Data listing:
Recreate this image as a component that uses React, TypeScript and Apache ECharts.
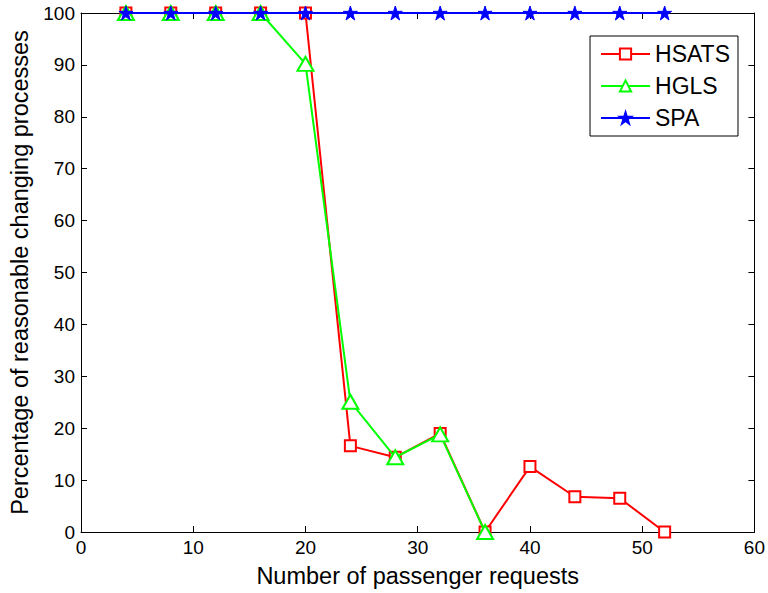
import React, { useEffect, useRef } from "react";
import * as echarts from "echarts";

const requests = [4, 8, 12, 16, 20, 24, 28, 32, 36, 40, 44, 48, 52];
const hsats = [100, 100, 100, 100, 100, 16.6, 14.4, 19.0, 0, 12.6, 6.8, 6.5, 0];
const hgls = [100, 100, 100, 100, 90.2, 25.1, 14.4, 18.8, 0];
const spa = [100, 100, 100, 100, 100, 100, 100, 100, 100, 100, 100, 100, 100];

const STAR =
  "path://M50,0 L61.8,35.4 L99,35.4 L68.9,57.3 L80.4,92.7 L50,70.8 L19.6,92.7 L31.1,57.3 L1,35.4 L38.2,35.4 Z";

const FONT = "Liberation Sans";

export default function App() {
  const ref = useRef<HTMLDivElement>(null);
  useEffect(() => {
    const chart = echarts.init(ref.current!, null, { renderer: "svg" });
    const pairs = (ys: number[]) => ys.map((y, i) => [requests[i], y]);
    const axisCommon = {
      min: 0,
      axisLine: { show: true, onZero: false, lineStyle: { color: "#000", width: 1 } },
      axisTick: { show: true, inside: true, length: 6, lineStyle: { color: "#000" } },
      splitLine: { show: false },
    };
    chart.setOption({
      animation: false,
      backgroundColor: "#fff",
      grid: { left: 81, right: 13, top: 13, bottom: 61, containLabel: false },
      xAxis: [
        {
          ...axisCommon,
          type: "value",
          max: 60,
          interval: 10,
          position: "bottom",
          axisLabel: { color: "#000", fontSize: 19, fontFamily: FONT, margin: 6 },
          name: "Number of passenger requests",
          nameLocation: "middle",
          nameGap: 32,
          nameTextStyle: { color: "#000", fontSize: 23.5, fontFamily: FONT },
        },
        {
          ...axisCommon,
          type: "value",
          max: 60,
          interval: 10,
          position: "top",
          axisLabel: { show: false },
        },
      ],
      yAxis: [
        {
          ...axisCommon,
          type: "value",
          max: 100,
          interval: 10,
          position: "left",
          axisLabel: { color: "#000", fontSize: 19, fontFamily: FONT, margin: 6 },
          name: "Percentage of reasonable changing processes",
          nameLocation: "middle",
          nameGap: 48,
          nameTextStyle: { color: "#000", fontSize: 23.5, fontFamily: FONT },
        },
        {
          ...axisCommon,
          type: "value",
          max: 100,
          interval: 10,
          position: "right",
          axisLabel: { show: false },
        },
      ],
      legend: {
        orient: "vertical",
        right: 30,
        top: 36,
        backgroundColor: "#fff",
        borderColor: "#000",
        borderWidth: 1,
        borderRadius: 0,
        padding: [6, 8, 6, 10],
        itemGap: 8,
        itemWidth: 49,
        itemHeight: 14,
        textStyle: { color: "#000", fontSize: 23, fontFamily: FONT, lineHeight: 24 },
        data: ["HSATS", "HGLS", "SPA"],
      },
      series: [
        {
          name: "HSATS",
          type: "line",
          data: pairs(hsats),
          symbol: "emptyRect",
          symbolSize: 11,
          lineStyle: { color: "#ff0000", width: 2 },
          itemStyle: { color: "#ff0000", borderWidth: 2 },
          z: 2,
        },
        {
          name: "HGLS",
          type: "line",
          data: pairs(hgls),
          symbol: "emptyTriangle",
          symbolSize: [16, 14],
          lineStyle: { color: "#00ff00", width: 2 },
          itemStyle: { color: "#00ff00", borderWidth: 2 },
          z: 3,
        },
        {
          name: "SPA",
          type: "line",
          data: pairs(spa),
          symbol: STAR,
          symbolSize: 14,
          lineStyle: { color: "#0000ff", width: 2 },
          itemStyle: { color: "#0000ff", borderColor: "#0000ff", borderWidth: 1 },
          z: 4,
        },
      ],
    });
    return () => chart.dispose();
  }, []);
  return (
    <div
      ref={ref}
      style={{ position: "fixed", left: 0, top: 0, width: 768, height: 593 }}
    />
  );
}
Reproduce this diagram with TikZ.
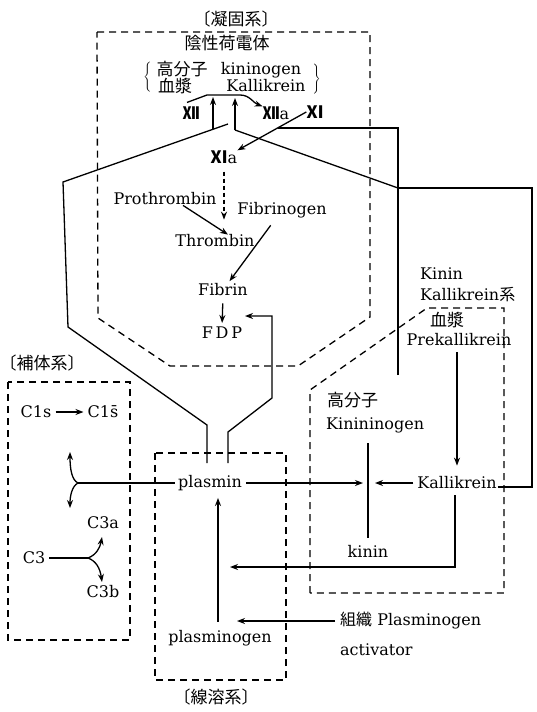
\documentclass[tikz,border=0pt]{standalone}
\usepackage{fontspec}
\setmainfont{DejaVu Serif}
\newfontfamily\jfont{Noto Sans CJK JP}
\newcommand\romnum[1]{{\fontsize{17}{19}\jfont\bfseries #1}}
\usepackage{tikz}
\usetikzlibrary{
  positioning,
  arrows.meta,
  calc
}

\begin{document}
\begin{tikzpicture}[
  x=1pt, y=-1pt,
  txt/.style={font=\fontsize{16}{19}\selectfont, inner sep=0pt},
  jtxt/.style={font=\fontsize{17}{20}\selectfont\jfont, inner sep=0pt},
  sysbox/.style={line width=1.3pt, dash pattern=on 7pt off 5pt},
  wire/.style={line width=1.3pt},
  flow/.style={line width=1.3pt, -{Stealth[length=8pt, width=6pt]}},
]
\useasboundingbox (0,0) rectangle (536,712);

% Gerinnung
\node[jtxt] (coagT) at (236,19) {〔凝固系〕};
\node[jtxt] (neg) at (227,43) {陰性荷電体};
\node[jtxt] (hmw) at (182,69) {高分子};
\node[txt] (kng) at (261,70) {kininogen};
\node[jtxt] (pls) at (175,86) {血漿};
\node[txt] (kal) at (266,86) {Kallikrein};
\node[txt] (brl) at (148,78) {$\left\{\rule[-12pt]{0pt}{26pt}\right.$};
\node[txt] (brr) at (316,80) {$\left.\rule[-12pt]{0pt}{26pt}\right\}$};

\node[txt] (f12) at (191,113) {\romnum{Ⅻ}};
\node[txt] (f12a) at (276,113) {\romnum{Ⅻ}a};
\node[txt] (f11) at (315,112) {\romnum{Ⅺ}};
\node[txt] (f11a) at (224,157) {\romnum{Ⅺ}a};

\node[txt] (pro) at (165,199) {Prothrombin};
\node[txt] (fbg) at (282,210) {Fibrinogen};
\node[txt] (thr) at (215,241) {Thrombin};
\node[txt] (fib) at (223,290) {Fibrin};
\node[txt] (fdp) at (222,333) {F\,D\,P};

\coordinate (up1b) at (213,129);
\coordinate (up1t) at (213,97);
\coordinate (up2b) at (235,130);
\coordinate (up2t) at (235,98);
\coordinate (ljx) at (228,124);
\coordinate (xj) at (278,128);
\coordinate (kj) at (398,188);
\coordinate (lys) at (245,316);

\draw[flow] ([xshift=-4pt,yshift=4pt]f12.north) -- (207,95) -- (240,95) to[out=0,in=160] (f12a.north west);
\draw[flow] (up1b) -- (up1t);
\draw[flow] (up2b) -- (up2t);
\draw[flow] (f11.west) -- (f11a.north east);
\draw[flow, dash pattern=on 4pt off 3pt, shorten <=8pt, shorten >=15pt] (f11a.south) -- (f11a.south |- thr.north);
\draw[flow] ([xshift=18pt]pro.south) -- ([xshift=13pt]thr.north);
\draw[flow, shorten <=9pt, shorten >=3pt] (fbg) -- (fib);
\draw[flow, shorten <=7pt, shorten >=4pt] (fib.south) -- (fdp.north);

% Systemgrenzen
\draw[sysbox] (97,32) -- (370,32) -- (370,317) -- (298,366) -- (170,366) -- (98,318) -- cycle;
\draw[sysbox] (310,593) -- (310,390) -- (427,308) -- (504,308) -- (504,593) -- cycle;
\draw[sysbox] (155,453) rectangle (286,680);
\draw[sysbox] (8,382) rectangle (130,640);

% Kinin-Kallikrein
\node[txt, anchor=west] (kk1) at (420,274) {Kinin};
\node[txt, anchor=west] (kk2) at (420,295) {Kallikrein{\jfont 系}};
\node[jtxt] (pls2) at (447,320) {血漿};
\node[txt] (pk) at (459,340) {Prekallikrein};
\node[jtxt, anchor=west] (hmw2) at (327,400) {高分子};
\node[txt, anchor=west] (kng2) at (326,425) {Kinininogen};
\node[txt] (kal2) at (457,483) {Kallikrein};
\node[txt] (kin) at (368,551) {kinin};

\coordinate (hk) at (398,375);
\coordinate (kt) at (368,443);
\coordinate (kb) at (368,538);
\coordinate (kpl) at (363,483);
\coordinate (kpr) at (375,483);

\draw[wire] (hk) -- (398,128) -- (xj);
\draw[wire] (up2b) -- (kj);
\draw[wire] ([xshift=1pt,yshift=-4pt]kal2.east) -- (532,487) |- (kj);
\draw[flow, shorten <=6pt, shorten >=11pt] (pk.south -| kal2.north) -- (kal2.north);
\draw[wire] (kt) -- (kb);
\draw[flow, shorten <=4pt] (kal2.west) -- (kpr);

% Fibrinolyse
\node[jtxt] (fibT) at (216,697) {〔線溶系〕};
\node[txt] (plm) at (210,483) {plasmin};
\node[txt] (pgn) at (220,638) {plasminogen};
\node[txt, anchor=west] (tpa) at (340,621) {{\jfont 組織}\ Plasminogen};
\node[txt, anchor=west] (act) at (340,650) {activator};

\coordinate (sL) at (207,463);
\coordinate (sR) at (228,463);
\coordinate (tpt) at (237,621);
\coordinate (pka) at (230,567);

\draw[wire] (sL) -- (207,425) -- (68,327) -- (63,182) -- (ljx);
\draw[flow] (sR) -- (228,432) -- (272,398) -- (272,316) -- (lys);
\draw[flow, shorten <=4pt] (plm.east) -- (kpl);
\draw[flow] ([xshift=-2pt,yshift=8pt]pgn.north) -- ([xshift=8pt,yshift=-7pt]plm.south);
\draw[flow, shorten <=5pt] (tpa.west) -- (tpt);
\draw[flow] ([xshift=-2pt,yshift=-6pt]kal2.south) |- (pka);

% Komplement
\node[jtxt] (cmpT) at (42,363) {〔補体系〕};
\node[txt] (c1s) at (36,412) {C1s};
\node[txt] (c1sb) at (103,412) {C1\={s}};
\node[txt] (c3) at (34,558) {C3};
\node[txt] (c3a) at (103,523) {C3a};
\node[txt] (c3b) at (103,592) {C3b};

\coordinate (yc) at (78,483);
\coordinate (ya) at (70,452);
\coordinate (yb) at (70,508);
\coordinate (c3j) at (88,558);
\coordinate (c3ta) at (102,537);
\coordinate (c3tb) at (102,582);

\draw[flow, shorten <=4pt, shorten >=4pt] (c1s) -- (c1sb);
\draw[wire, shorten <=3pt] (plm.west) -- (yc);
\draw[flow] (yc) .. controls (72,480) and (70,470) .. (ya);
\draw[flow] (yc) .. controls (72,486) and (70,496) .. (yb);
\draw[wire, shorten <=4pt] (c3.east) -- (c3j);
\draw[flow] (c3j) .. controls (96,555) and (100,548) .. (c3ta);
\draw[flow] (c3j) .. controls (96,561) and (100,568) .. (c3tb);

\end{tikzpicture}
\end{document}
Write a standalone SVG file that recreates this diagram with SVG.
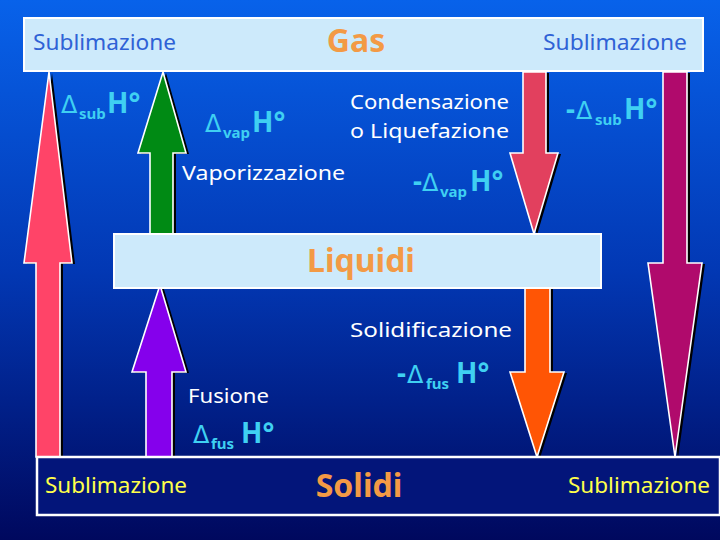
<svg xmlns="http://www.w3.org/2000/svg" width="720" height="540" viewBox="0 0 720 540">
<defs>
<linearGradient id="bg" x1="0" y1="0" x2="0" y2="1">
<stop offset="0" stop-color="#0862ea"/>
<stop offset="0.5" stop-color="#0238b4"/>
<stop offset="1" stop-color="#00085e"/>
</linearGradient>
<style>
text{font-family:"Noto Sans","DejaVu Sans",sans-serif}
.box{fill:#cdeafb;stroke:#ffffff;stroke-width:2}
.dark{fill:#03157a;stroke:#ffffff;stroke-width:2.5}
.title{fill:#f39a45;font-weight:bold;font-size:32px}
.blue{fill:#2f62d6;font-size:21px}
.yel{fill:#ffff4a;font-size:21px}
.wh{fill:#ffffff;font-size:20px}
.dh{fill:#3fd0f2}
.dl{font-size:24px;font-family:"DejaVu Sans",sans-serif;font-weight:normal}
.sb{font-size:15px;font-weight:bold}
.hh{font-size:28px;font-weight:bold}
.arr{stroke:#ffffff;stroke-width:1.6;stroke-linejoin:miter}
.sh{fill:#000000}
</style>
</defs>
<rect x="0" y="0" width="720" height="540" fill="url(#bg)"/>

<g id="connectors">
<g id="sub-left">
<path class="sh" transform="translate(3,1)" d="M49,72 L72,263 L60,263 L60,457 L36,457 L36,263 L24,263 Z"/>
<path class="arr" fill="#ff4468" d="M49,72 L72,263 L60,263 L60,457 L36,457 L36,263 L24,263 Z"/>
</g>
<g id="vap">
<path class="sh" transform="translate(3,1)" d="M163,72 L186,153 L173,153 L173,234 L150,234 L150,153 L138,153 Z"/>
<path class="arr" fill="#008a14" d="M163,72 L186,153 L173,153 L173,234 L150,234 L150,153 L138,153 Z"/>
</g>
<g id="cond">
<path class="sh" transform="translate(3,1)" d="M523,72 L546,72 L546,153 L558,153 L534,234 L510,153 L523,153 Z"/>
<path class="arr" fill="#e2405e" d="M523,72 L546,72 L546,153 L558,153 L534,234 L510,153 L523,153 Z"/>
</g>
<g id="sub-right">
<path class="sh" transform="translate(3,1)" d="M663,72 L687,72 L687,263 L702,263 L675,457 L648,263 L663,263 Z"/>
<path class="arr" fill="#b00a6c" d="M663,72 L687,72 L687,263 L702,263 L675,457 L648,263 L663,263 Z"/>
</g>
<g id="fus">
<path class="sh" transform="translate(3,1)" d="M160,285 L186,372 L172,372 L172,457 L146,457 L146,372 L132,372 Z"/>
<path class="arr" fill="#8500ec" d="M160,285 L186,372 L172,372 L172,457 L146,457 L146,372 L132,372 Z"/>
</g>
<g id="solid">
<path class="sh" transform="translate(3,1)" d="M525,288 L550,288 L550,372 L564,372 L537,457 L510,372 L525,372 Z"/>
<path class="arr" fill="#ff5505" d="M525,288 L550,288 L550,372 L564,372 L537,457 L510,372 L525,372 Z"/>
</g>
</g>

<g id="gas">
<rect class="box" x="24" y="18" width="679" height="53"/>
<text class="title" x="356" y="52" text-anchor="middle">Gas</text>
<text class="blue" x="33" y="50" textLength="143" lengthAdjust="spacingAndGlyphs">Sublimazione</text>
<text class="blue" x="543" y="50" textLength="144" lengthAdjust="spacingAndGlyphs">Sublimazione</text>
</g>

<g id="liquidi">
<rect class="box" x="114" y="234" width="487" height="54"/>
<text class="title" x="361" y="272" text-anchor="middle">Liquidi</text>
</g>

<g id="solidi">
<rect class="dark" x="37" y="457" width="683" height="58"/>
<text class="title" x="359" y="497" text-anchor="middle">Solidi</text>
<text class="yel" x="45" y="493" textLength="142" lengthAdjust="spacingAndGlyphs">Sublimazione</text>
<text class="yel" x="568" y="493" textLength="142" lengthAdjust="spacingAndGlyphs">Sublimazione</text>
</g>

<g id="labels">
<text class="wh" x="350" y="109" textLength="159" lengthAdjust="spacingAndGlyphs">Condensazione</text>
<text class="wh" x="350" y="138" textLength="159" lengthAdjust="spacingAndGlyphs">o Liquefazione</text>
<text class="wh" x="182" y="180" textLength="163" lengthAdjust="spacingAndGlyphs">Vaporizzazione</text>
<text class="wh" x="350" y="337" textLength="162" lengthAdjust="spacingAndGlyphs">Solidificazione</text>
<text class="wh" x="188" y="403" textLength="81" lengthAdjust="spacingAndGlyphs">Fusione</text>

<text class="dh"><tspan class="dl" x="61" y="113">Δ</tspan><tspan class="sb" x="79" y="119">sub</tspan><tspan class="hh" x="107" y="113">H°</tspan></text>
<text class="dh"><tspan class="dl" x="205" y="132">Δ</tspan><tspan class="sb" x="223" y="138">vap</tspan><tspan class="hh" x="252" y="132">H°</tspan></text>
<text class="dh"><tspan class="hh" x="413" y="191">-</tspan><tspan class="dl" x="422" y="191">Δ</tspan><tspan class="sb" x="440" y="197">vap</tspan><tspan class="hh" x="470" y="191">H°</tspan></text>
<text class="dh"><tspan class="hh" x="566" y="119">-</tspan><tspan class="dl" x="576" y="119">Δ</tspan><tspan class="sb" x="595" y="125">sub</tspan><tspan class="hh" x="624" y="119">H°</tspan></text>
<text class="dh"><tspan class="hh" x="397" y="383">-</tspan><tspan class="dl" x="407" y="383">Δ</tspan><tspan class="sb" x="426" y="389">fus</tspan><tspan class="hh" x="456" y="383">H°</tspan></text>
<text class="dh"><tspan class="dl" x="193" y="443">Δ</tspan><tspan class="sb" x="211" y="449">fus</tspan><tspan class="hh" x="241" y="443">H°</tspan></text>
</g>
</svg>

# [Task to complete]
Reproduce only the lines running from the one that has "Reproduce this diagram with TikZ." through the one that has "(0,0) rectangle (536,712);", ends included. Any pictures in that stretch should not be copied.

# [Written solution]
Reproduce this diagram with TikZ.
\documentclass[tikz,border=0pt]{standalone}
\usepackage{fontspec}
\setmainfont{DejaVu Serif}
\newfontfamily\jfont{Noto Sans CJK JP}
\newcommand\romnum[1]{{\fontsize{17}{19}\jfont\bfseries #1}}
\usepackage{tikz}
\usetikzlibrary{
  positioning,
  arrows.meta,
  calc
}

\begin{document}
\begin{tikzpicture}[
  x=1pt, y=-1pt,
  txt/.style={font=\fontsize{16}{19}\selectfont, inner sep=0pt},
  jtxt/.style={font=\fontsize{17}{20}\selectfont\jfont, inner sep=0pt},
  sysbox/.style={line width=1.3pt, dash pattern=on 7pt off 5pt},
  wire/.style={line width=1.3pt},
  flow/.style={line width=1.3pt, -{Stealth[length=8pt, width=6pt]}},
]
\useasboundingbox (0,0) rectangle (536,712);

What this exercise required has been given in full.